I think that I seem to have acquired a new hobby.

I've known about shape note sining for years and years. The Weavers did a few songs on some albums that I remember from when I was a kid. [1] And Cordelia's Dad (with Tim Erickson) came through town when I was kid and they sang a few Shape Note songs. [2] And the Morris Dancing gathering I attend has a lot of singing and a number of really awesome singers (many of whom, I think, read this blog, so hi folks.) It's been around.
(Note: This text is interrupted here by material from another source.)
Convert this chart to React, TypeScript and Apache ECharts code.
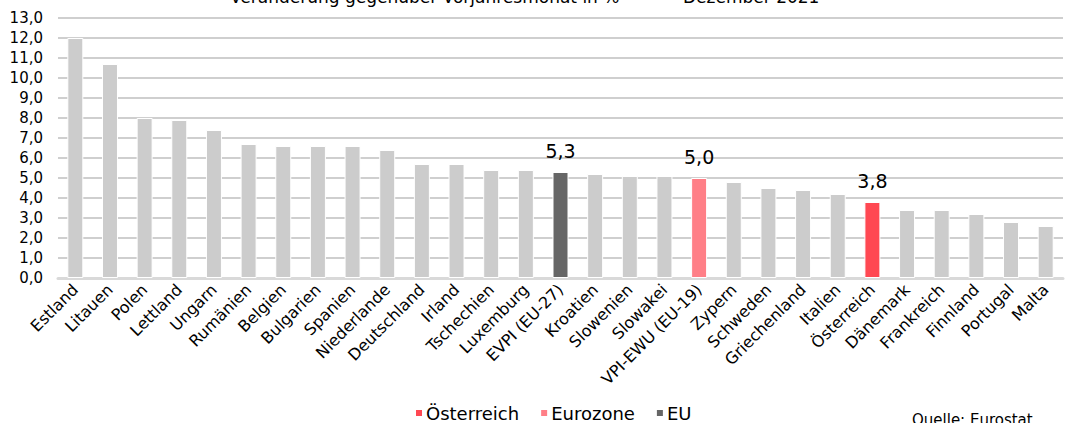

I've always been intimidated by it.

I don't come from a singing background. I made the valiant effort to be musical as a kid: I washed out of choir in fourth grade; I played clarinet in middle school but it lost its wonder about half way through (though I still have a clarinet, I don't really play); [3] I've done some very ad hoc harmony singing with Morris Dancers and elsewhere, but my memory for lyrics is bad and while that's a bunch of fun and I don't think of that as a "hobby," or as the kind of thing one really does except when one happens around other singers. And the whole "book thing," about Sacred Harp singing always confused me.

And then, I had a series of pretty great experiences. I sang at the Morris Ale and had a great time, a couple or (three?) years in a row, and this year, I think something clicked. I got to sit behind a really strong bass and suddenly I could hear "it." The harmonies made sense. The book was helpful, but I stopped worrying about getting every note right, and had fun in the moment, and somehow I was able to sing better, or something. So I kept doing it. I went to a local singing right before I moved, and I've been to four local signings and since I moved out east, and then I went to a singing convention in New York City, and sang for a whole day.

And it rocked. I'm still clearly a beginner, but I'm starting to be able to see patterns in the music, and learn the words and tunes, figure out the rhythms and all that. And given that I've failed at doing the musical thing so much before, it's so interesting to me that I get it about something musical. That I can have fun and contribute to something that's kind of awesome to be a part of: both of the tradition, and of the really intense and awesome moments created during singings.

I wish there were better words to describe all this. The appeal of driving hundreds of miles to go sit in a room with a hundred or two hundred of people you don't really know, and sing these very "rustic" 19th century protestant hymns, and have it be both a very spiritual experience, and somehow that it not be a very religious experience.

The NYC singing that I went to--on Rosh Hashanah--had the opening Prayer in Hebrew. And the Sacred Harp tradition is intentionally very ecumenical, within of course the various American Protestant communities of the 19th century. I'm very strongly of the opinion that the appeal of this whole thing is this really hard to describe thing that happens in the moment. The sense of community, the ecstatic experience of the music, the nifty thing, when you feel the harmonies in your chest and the pulse of the rhythm in your whole body. Like that's really nifty, and special and totally worth while.

I also feel a certain failure as a writer because I'm totally unable to communicate this in a way that I think borders on being sufficient. So I think I'll stop trying for the moment, and hopefully I'll sing with some of you soon.

Cheers!

[1]The songs were 209 (evening shade) and 155 (Northfield, which is among the most popular/familiar songs in the book and begins with the line "How Long Dear Savior").
[2]335 (Return Again,) is the one on the recording, and it gasp has an Cello/something doing the Bass part on the recording.
[3]Mostly, I think because clarinet is such an awkward instrument for folk music-type things, particularly when my ability to transpose music on the fly is slim to none.